Last evening, I caught part 2 of Rachel Maddow’s rant on AIG and PR giant Burson-Marsteller. Have a look for yourself. The gist: AIG is using taxpayer dollars on PR firms. The news is a PR Week notice that respected investor relations firm Kekst & Company their list of PR representatives, but this is just a jumping off point for a rant on Burson–the agency that ‘evil has on speed-dial.’ (we’ll ignore for now that the otherwise intelligent Maddow expresses confusion on the meaning of the term “M&A”).
The charge: AIG is using taxpayer dollars to “shine up their image”…to “spin” us, the very taxpayers who own 80% of AIG. Most people I talk to agree — this is incontrovertibly a waste of not only taxpayer money, but corporate money. Why would any company need a PR firm to “communicate”? My answer: why wouldn’t they?
My argument is with the premise. I don’t know what the good folks from Kekst or Burson or any other firm are telling the folks at AIG. What I do know is that good PR counselors don’t shine up images, particularly in a crisis. We like to say that the best you can do with a bad story is to try and keep it from getting worse. PR in this situation is a management function. You hire an agency because you know they have smart people who’ve been there with other comapnies in crisis, who can give you an outside perspective on how to tell your story straight. To avoid groupthink — the insular thinking that leads to big management mistakes.

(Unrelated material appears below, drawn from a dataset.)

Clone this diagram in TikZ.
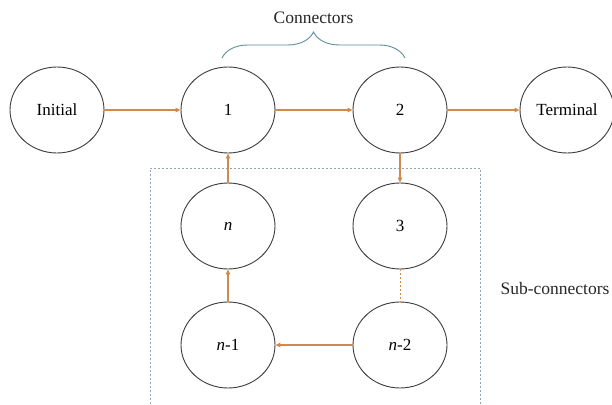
\documentclass[tikz,border=0pt]{standalone}
\usepackage{fontspec}
\setmainfont{Liberation Serif}
\usetikzlibrary{shapes.geometric,arrows.meta,decorations.pathreplacing}
\definecolor{flow}{HTML}{D08A4E}
\definecolor{frame}{HTML}{8FA6B0}
\definecolor{bracecol}{HTML}{5E8F9C}
\definecolor{rim}{HTML}{3C3C3C}
\tikzset{
  state/.style={ellipse, draw=rim, line width=0.9pt, minimum width=94pt, minimum height=86pt,
    inner sep=0pt, font=\fontsize{17}{20}\selectfont},
  flowarrow/.style={draw=flow, line width=1.3pt, -{Triangle[length=5pt,width=4.5pt]}},
  flowdash/.style={draw=flow, line width=0.6pt, dash pattern=on 2pt off 2pt},
  label/.style={font=\fontsize{17.5}{20}\selectfont, text=black!85}
}
\begin{document}
\begin{tikzpicture}[x=1pt,y=1pt]
  \useasboundingbox (0,0) rectangle (612,404);

  % dotted frame around the sub-connectors (open at the bottom)
  \draw[frame, line width=0.9pt, dash pattern=on 2pt off 2pt]
    (150,0) -- (150,236) -- (480,236) -- (480,0);

  % states
  \node[state] (init) at (57,294) {Initial};
  \node[state] (c1)   at (228,294) {1};
  \node[state] (c2)   at (400,294) {2};
  \node[state] (term) at (567,294) {Terminal};
  \node[state] (cn)   at (228,178) {\textit{n}};
  \node[state] (c3)   at (400,178) {3};
  \node[state] (cn1)  at (228,59) {\textit{n}-1};
  \node[state] (cn2)  at (400,59) {\textit{n}-2};

  % transitions
  \draw[flowarrow] (init) -- (c1);
  \draw[flowarrow] (c1) -- (c2);
  \draw[flowarrow] (c2) -- (term);
  \draw[flowarrow] (c2) -- (c3);
  \draw[flowdash]  (c3) -- (cn2);
  \draw[flowarrow] (cn2) -- (cn1);
  \draw[flowarrow] (cn1) -- (cn);
  \draw[flowarrow] (cn) -- (c1);

  % brace over the connectors
  \coordinate (bl) at (222,346);
  \coordinate (br) at (405,346);
  \draw[bracecol, line width=0.9pt, decorate, decoration={brace, amplitude=26pt}] (bl) -- (br);
  \node[label] (conn) at (313.5,386) {Connectors};
  \node[label] (sub) at (555,115) {Sub-connectors};
\end{tikzpicture}
\end{document}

Think about any relationship you have. How easy is it to tell your wife you received another speeding ticket? Or that you’ve lost your job? How much easier is it to hide the truth; how much harder is it to own up to it? Management struggles with the same very human emotions. If I’m management, I’m thinking I need someone with the experience to tell me to stop talking around the uncomfortable truth and say and do the right thing. Or when I’m saying something stupid or insensitive. They need someone to help them put what they need to say into words that will make sense to people. To tell their story. Trust me — clear, honest, open communication is a lot harder than it looks.
Not saying the agency folks are going to make a difference. Or that AIG is a good company with management that wants to do right — I have no idea one way or the other. I’m not even saying that AIG shouldn’t be able to handle this themselves — in a perfect world, they would. But in a perfect world, they wouldn’t be in this mess.
But I can understand why they feel like they need help, and why PR agencies are the right call for them. They’re not trying to shed light on some “secret awesomeness” of AIG — they’re just in a deep hole, and need someone to hand them a flashlight.